Thoughts like these always hit me halfway through a blunt when I am in the middle of my favorite song. So it's a mood killer. What brought this existential crisis on you may be wondering? Make up, just make up. Wedding make up to be more specific and how other people reacted to it.

The MUA spun me around in the chair and the woman I saw in the mirror was not me. It could have been the hair pulled back in an up-do or the button up shirt we all were wearing to get ready that made this image a stranger. Bright red lipstick and darker eyebrows than I would normally go with were confusing sights and the light ethereal eye shadow scheme didn't fit me. And yet I was bombarded with compliments from old teammates and my parents.

It isn't like I don't dress nice and look like I am a put together adult, my chosen aesthetic is just a little darker than the average midwestern woman's. I like to take my token goth friend role seriously when it comes to dress up events like a rehearsal dinner or birthday dinner down town. It's a tough job, but I am the only one who can pull it off.

This candy apple off the shoulder gown and full glamor make up combo really threw me and the other girls who were accustomed to my black attire for a loop.
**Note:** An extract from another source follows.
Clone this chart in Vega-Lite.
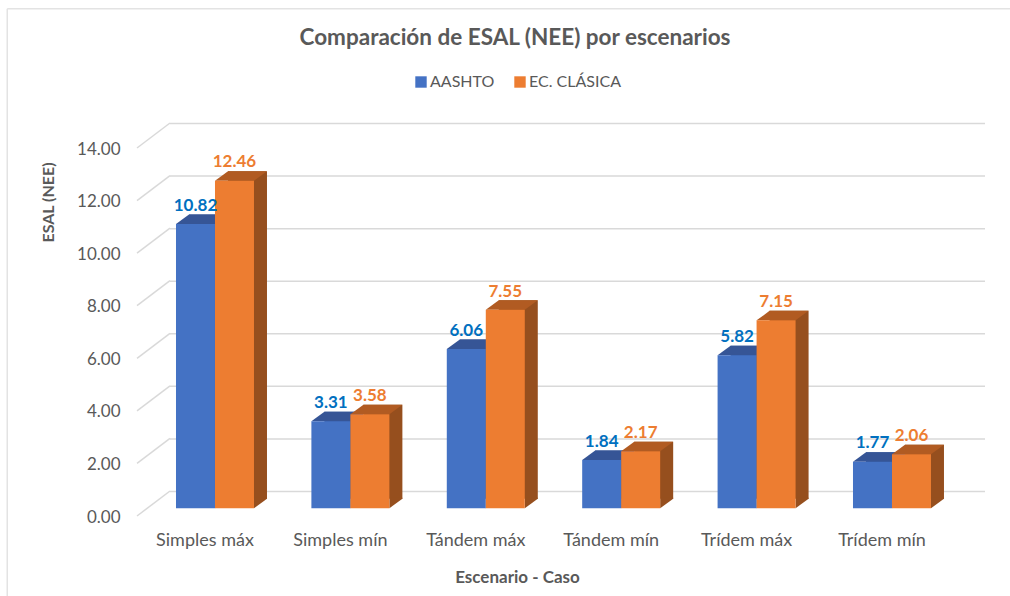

Was this what I could look like if I abandoned my lack of desire to wear make up or need for chains and black fabric? Would I be more successful in dating if I appeared like a “normal” human? Maybe. But then other aspects of my personality wouldn't make sense and I like to alert potential suiters in advance so they aren't surprised when they find out I find cannibalism fascinating and aim to start collecting oddities when I have my own space.

And that was when everything came crashing down and my happy high had turned into a sad one.

My friends' parents love having me around and I provide plenty of entertainment through funny stories and well timed puns, but this whole unrecognizable make up make me think about whether or not the parents like me because I am a reminder of what their children could have turned out to be. It's like when their kids make them mad for whatever reason they can think “well at least they aren't her.” Being a parent to an angry closet goth is hard I get it. And I know there is no way that this thought of my friends' parents only liking me because I am the representation of what they didn't want their kids to be is absurd, but hey that is paranoia at its finest.